Keep in mind that we mere mortals are only accustomed to moving through time in one direction, from past to future. So we typically view cause-and-effect moving in the same direction, from past to future. However, the Bible claims that God exists outside of time. He's not bound to that one direction. It's as though all of us are characters in a movie. We can only move through the plot from beginning to end, but someone who is outside the movie, observing it, can rewind, fast forward, pause, etc.
So if I watch a movie and witness the ending, then go back and rewind it, I'm not forcing the characters to make any choices. No matter how loud I shout at the screen, Frodo's not going to throw that ring away. The fact that I know how the story ends has no bearing on how free the characters are to choose as they wish.
So it's entirely consistent to say that God didn't actually know how the story was going to end when He created the world, but once the story ended, He could rewind as far back as he wanted and let us all know. In fact, He could rewind farther than that. He can go back so far that we could say He always knew, but he still didn't know until we did it.

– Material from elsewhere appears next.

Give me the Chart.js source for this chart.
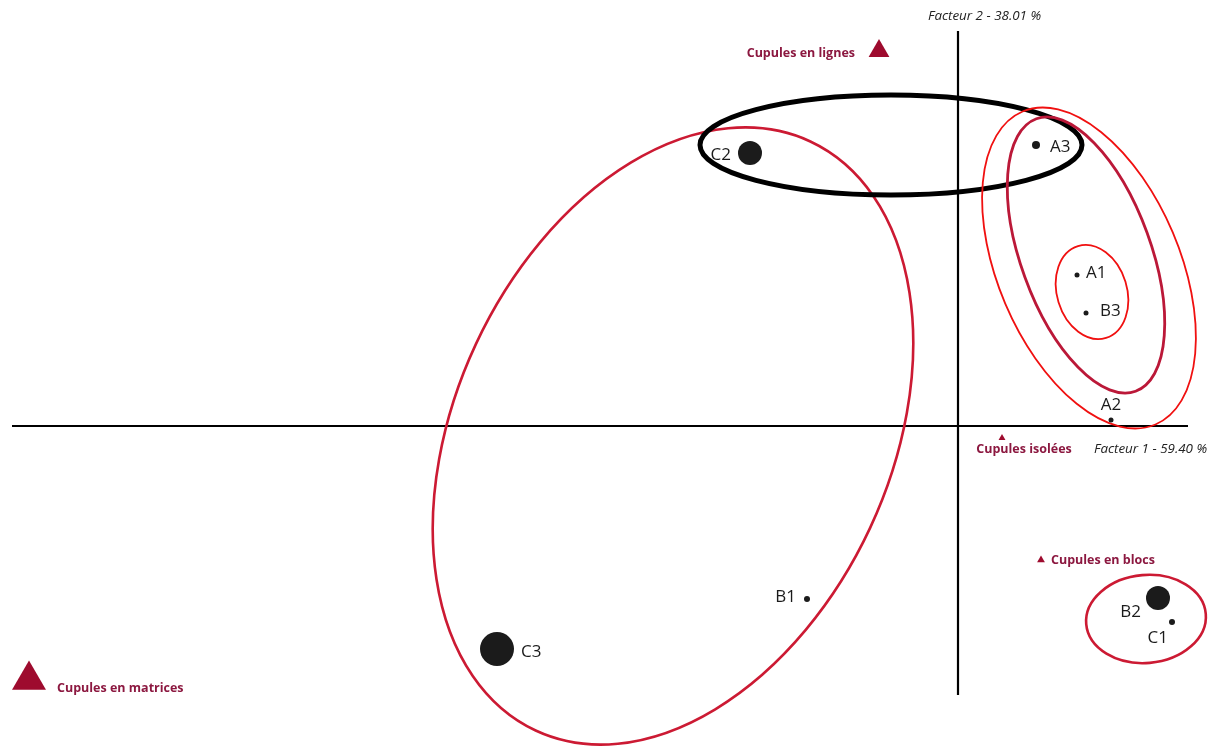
<!DOCTYPE html>
<html lang="fr">
<head>
<meta charset="utf-8">
<title>AFC cupules</title>
<script src="https://cdn.jsdelivr.net/npm/chart.js@4.4.1/dist/chart.umd.min.js"></script>
<style>
  html, body { margin: 0; padding: 0; background: #fff; }
  canvas { display: block; }
</style>
</head>
<body>
<canvas id="afc" width="1216" height="747"></canvas>
<script>
// Modalités (lignes) : coordonnées sur les facteurs 1 et 2
const pointNames = ["A1", "A2", "A3", "B1", "B2", "B3", "C1", "C2", "C3"];
const pointF1 = [1.19, 1.53, 0.78, -1.51, 2.00, 1.28, 2.14, -2.08, -4.61];
const pointF2 = [1.51, 0.06, 2.81, -1.73, -1.72, 1.13, -1.96, 2.73, -2.23];

// Types de cupules (colonnes)
const groupNames = ["Cupules en lignes", "Cupules isolées", "Cupules en blocs", "Cupules en matrices"];
const groupF1 = [-0.79, 0.44, 0.83, -9.29];
const groupF2 = [3.75, -0.12, -1.34, -2.54];

// Regroupements : centre, demi-axes et orientation (degrés) dans le plan factoriel
const hullCx = [-2.85, -0.67, 1.31, 1.28, 1.34, 1.88];
const hullCy = [-0.10, 2.81, 1.58, 1.71, 1.34, -1.93];
const hullA = [3.25, 1.91, 1.70, 1.45, 0.48, 0.60];
const hullB = [2.175, 0.50, 0.91, 0.65, 0.35, 0.44];
const hullAngle = [65, 0, 113, 110, 107, 5];

// Axes tracés
const axisF1Range = [-9.46, 2.30];
const axisF2Range = [-2.69, 3.95];
const axisTitles = ["Facteur 1 - 59.40 %", "Facteur 2 - 38.01 %"];

const crimson = "#cc1a33";
const brightRed = "#f01010";
const wine = "#9e0b2e";
const labelWine = "#8c1840";
const ink = "#1b1b1b";

const hullStyle = [
  { color: crimson, width: 2.6 },
  { color: "#000", width: 5 },
  { color: brightRed, width: 1.8 },
  { color: "#bb1838", width: 2.8 },
  { color: brightRed, width: 1.8 },
  { color: crimson, width: 2.6 }
];

const dotRadius = { A1: 2.5, A2: 2.5, A3: 4, B1: 3, B2: 12, B3: 2.5, C1: 3, C2: 12, C3: 17 };
const dotLabel = {
  A1: [9, -2, "left"], A2: [0, -15, "center"], A3: [14, 2, "left"],
  B1: [-11, -2, "right"], B2: [-17, 14, "right"], B3: [14, -2, "left"],
  C1: [-4, 16, "right"], C2: [-19, 2, "right"], C3: [24, 3, "left"]
};
const triRadius = [12, 4, 4.5, 19.6];
const triLabel = [[-24, 2, "right"], [22, 11, "center"], [10, 0, "left"], [28, 8, "left"]];

const ellipsesPlugin = {
  id: "ellipses",
  beforeDatasetsDraw(chart) {
    const { ctx, scales: { x, y } } = chart;
    const ppu = Math.abs(x.getPixelForValue(1) - x.getPixelForValue(0));
    ctx.save();
    // axes factoriels
    ctx.strokeStyle = "#000";
    ctx.lineWidth = 2.2;
    ctx.beginPath();
    ctx.moveTo(x.getPixelForValue(axisF1Range[0]), y.getPixelForValue(0));
    ctx.lineTo(x.getPixelForValue(axisF1Range[1]), y.getPixelForValue(0));
    ctx.moveTo(x.getPixelForValue(0), y.getPixelForValue(axisF2Range[0]));
    ctx.lineTo(x.getPixelForValue(0), y.getPixelForValue(axisF2Range[1]));
    ctx.stroke();

    ctx.font = "italic 13.4px 'Open Sans', sans-serif";
    ctx.fillStyle = "#222";
    ctx.textBaseline = "middle";
    ctx.textAlign = "left";
    ctx.fillText(axisTitles[0], x.getPixelForValue(axisF1Range[1]) - 94, y.getPixelForValue(0) + 23);
    ctx.fillText(axisTitles[1], x.getPixelForValue(0) - 30, y.getPixelForValue(axisF2Range[1]) - 15);

    hullCx.forEach((cx, i) => {
      ctx.beginPath();
      ctx.strokeStyle = hullStyle[i].color;
      ctx.lineWidth = hullStyle[i].width;
      ctx.ellipse(x.getPixelForValue(cx), y.getPixelForValue(hullCy[i]),
        hullA[i] * ppu, hullB[i] * ppu, -hullAngle[i] * Math.PI / 180, 0, Math.PI * 2);
      ctx.stroke();
    });
    ctx.restore();
  },
  afterDatasetsDraw(chart) {
    const { ctx } = chart;
    ctx.save();
    ctx.textBaseline = "middle";

    ctx.font = "17px 'Open Sans', sans-serif";
    ctx.fillStyle = ink;
    chart.getDatasetMeta(0).data.forEach((pt, i) => {
      const [dx, dy, align] = dotLabel[pointNames[i]];
      ctx.textAlign = align;
      ctx.fillText(pointNames[i], pt.x + dx, pt.y + dy);
    });

    ctx.font = "bold 12.5px 'Open Sans', sans-serif";
    ctx.fillStyle = labelWine;
    chart.getDatasetMeta(1).data.forEach((pt, i) => {
      const [dx, dy, align] = triLabel[i];
      ctx.textAlign = align;
      ctx.fillText(groupNames[i], pt.x + dx, pt.y + dy);
    });
    ctx.restore();
  }
};

new Chart(document.getElementById("afc"), {
  type: "scatter",
  data: {
    datasets: [
      {
        label: "Modalités",
        data: pointNames.map((n, i) => ({ x: pointF1[i], y: pointF2[i] })),
        pointRadius: pointNames.map(n => dotRadius[n]),
        pointBackgroundColor: ink,
        pointBorderWidth: 0
      },
      {
        label: "Types",
        data: groupNames.map((n, i) => ({ x: groupF1[i], y: groupF2[i] })),
        pointStyle: "triangle",
        pointRadius: triRadius,
        pointBackgroundColor: wine,
        pointBorderColor: wine,
        pointBorderWidth: 0
      }
    ]
  },
  options: {
    responsive: false,
    animation: false,
    layout: { padding: 0, autoPadding: false },
    plugins: { legend: { display: false }, tooltip: { enabled: false } },
    scales: {
      x: { type: "linear", min: -9.58, max: 2.58, display: false },
      y: { type: "linear", min: -3.21, max: 4.26, display: false }
    }
  },
  plugins: [ellipsesPlugin]
});
</script>
</body>
</html>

In short, we see things as moving from past to present. So things we cause in the present have effects in the future. But if an entity could move from present to past, then things we cause in the present could have effects in its past.
Would the existence of an omniscient God force an actual future? No, because even if there was no God, there would still be a future. Whether or not there is a God has nothing to do with whether or not there is an actual future. If you're asking whether the existence of an omniscient God forces that actual future to turn out a certain way, then I still disagree, for reasons already covered.
If I may ask, what is your primary language?